5. Positional Tolerance
   This is a calculated estimate of the likely, bi-directional, positioning capability of the two axes within the test area. This true position calculation makes use of the diagnosed values for backlash; scaling error; cyclic error; straightness; squareness and lateral play.

Are there disadvantages to using the Renishaw Ballbar vs. NAS Testing?
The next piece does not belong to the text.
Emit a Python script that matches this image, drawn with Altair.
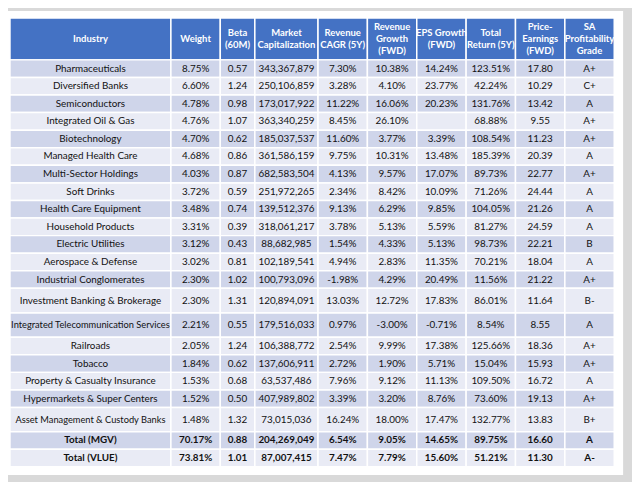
import altair as alt
import pandas as pd

# ---------------- data ----------------
headers = ["Industry", "Weight", "Beta\n(60M)", "Market\nCapitalization", "Revenue\nCAGR (5Y)",
           "Revenue\nGrowth\n(FWD)", "EPS Growth\n(FWD)", "Total\nReturn (5Y)",
           "Price-\nEarnings\n(FWD)", "SA\nProfitability\nGrade"]

industries = ["Pharmaceuticals", "Diversified Banks", "Semiconductors", "Integrated Oil & Gas",
              "Biotechnology", "Managed Health Care", "Multi-Sector Holdings", "Soft Drinks",
              "Health Care Equipment", "Household Products", "Electric Utilities",
              "Aerospace & Defense", "Industrial Conglomerates", "Investment Banking & Brokerage",
              "Integrated Telecommunication Services", "Railroads", "Tobacco",
              "Property & Casualty Insurance", "Hypermarkets & Super Centers",
              "Asset Management & Custody Banks", "Total (MGV)", "Total (VLUE)"]
weight = [8.75, 6.60, 4.78, 4.76, 4.70, 4.68, 4.03, 3.72, 3.48, 3.31, 3.12, 3.02, 2.30, 2.30,
          2.21, 2.05, 1.84, 1.53, 1.52, 1.48, 70.17, 73.81]
beta = [0.57, 1.24, 0.98, 1.07, 0.62, 0.86, 0.87, 0.59, 0.74, 0.39, 0.43, 0.81, 1.02, 1.31,
        0.55, 1.24, 0.62, 0.68, 0.50, 1.32, 0.88, 1.01]
market_cap = [343367879, 250106859, 173017922, 363340259, 185037537, 361586159, 682583504,
              251972265, 139512376, 318061217, 88682985, 102189541, 100793096, 120894091,
              179516033, 106388772, 137606911, 63537486, 407989802, 73015036, 204269049,
              87007415]
rev_cagr = [7.30, 3.28, 11.22, 8.45, 11.60, 9.75, 4.13, 2.34, 9.13, 3.78, 1.54, 4.94, -1.98,
            13.03, 0.97, 2.54, 2.72, 7.96, 3.39, 16.24, 6.54, 7.47]
rev_growth = [10.38, 4.10, 16.06, 26.10, 3.77, 10.31, 9.57, 8.42, 6.29, 5.13, 4.33, 2.83, 4.29,
              12.72, -3.00, 9.99, 1.90, 9.12, 3.20, 18.00, 9.05, 7.79]
eps_growth = [14.24, 23.77, 20.23, None, 3.39, 13.48, 17.07, 10.09, 9.85, 5.59, 5.13, 11.35,
              20.49, 17.83, -0.71, 17.38, 5.71, 11.13, 8.76, 17.47, 14.65, 15.60]
total_return = [123.51, 42.24, 131.76, 68.88, 108.54, 185.39, 89.73, 71.26, 104.05, 81.27,
                98.73, 70.21, 11.56, 86.01, 8.54, 125.66, 15.04, 109.50, 73.60, 132.77,
                89.75, 51.21]
pe_fwd = [17.80, 10.29, 13.42, 9.55, 11.23, 20.39, 22.77, 24.44, 21.26, 24.59, 22.21, 18.04,
          21.22, 11.64, 8.55, 18.36, 15.93, 16.72, 19.13, 13.83, 16.60, 11.30]
grades = ["A+", "C+", "A", "A+", "A+", "A", "A+", "A", "A", "A", "B", "A", "A+", "B-", "A",
          "A+", "A+", "A", "A+", "B+", "A", "A-"]

# ---------------- layout (style constants) ----------------
col_edges = [10, 173, 223, 258, 322, 372, 422, 472, 522, 572, 622]
header_top, header_bottom = 15, 57.5
row_heights = [17.8] * len(industries)
row_heights[13] = 25.0
row_heights[14] = 24.5
row_heights[19] = 24.5
HEADER_BLUE = "#4472C4"
DARK_BAND = "#CFD5EA"
LIGHT_BAND = "#E9EBF5"
FONT = "Lato"
HEADER_FS = 9.6
HEADER_LH = 12
BODY_FS = 10
LONG_FS = 9.4


def pct(v):
    return "" if v is None else f"{v:.2f}%"


cells = []
texts = []
for c in range(10):
    x1, x2 = col_edges[c], col_edges[c + 1]
    cells.append(dict(x1=x1, x2=x2, y1=header_top, y2=header_bottom, fill=HEADER_BLUE))
    n = headers[c].count("\n") + 1
    texts.append(dict(xm=(x1 + x2) / 2,
                      ym=(header_top + header_bottom) / 2 - (n - 1) * HEADER_LH / 2,
                      text=headers[c], kind="header", fs=HEADER_FS))

y = header_bottom
for i, name in enumerate(industries):
    h = row_heights[i]
    fill = DARK_BAND if i % 2 == 0 else LIGHT_BAND
    vals = [name, f"{weight[i]:.2f}%", f"{beta[i]:.2f}", f"{market_cap[i]:,}",
            pct(rev_cagr[i]), pct(rev_growth[i]), pct(eps_growth[i]), pct(total_return[i]),
            f"{pe_fwd[i]:.2f}", grades[i]]
    kind = "bold" if name.startswith("Total") else "normal"
    for c in range(10):
        x1, x2 = col_edges[c], col_edges[c + 1]
        cells.append(dict(x1=x1, x2=x2, y1=y, y2=y + h, fill=fill))
        fs = LONG_FS if (c == 0 and len(vals[c]) > 30) else BODY_FS
        texts.append(dict(xm=(x1 + x2) / 2, ym=y + h / 2, text=vals[c], kind=kind, fs=fs))
    y += h

cells_df = pd.DataFrame(cells)
texts_df = pd.DataFrame(texts)
frame_df = pd.DataFrame([dict(x1=8, x2=631, y1=8, y2=478)])

W, H = 632, 474
xs = alt.Scale(domain=[8, 640], nice=False, zero=False)
ys = alt.Scale(domain=[8, 482], nice=False, zero=False, reverse=True)

frame = alt.Chart(frame_df).mark_rect(color="white").encode(
    x=alt.X("x1:Q", scale=xs, axis=None), x2="x2:Q",
    y=alt.Y("y1:Q", scale=ys, axis=None), y2="y2:Q")

rects = alt.Chart(cells_df).mark_rect(stroke="white", strokeWidth=1.5).encode(
    x=alt.X("x1:Q", scale=xs, axis=None), x2="x2:Q",
    y=alt.Y("y1:Q", scale=ys, axis=None), y2="y2:Q",
    color=alt.Color("fill:N", scale=None, legend=None))


def text_layer(kind, **kw):
    return alt.Chart(texts_df).transform_filter(alt.datum.kind == kind).mark_text(
        align="center", baseline="middle", font=FONT, lineBreak="\n", **kw).encode(
        x=alt.X("xm:Q", scale=xs, axis=None),
        y=alt.Y("ym:Q", scale=ys, axis=None),
        size=alt.Size("fs:Q", scale=None, legend=None),
        text="text:N")


header_text = text_layer("header", color="white", fontWeight="bold", lineHeight=HEADER_LH)
body_text = text_layer("normal", color="#111111")
bold_text = text_layer("bold", color="#111111", fontWeight="bold")

chart = alt.layer(frame, rects, header_text, body_text, bold_text).properties(
    width=W, height=H, autosize=alt.AutoSizeParams(type="none"), padding=0,
    background="#D9D9D9"
).configure_view(stroke=None)

chart.save("out.html", embed_options={"renderer": "svg", "actions": False})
Unlike the NAS cutting test, material is not removed when performing the Ballbar test. The Ballbar does not quantify the surface texture finish of the machined part due to cutter work piece contact, cutter impact frequency tests, nor does it test for chip load to horse power capability. As previously stated however, the Ballbar clearly identifies machines with poor surface finish problems.

Summary

The Renishaw QC10 Ballbar is far more than a substitute for the NAS Composite cutting tests. The Ballbar measures and diagnosis over 20 machine error sources, enabling users to quickly analyze a wide range of geometric and machine tool performance characteristics, allowing adjustments to be made to control system parameters. Machine re-tests can then be quickly performed until optimum machine performance is achieved. This capability is equally important for new machine tool manufacturers during final assembly and test, as well as for service and periodic maintenance checks.

With the Renishaw Ballbar integrated into your final inspection and maintenance routines, you are assured of a simple, quick and accurate assessment of your machine's performance. One of the biggest advantages to Ballbar testing is the short amount of time needed to perform and diagnose this test, again, usually less than 15 minutes!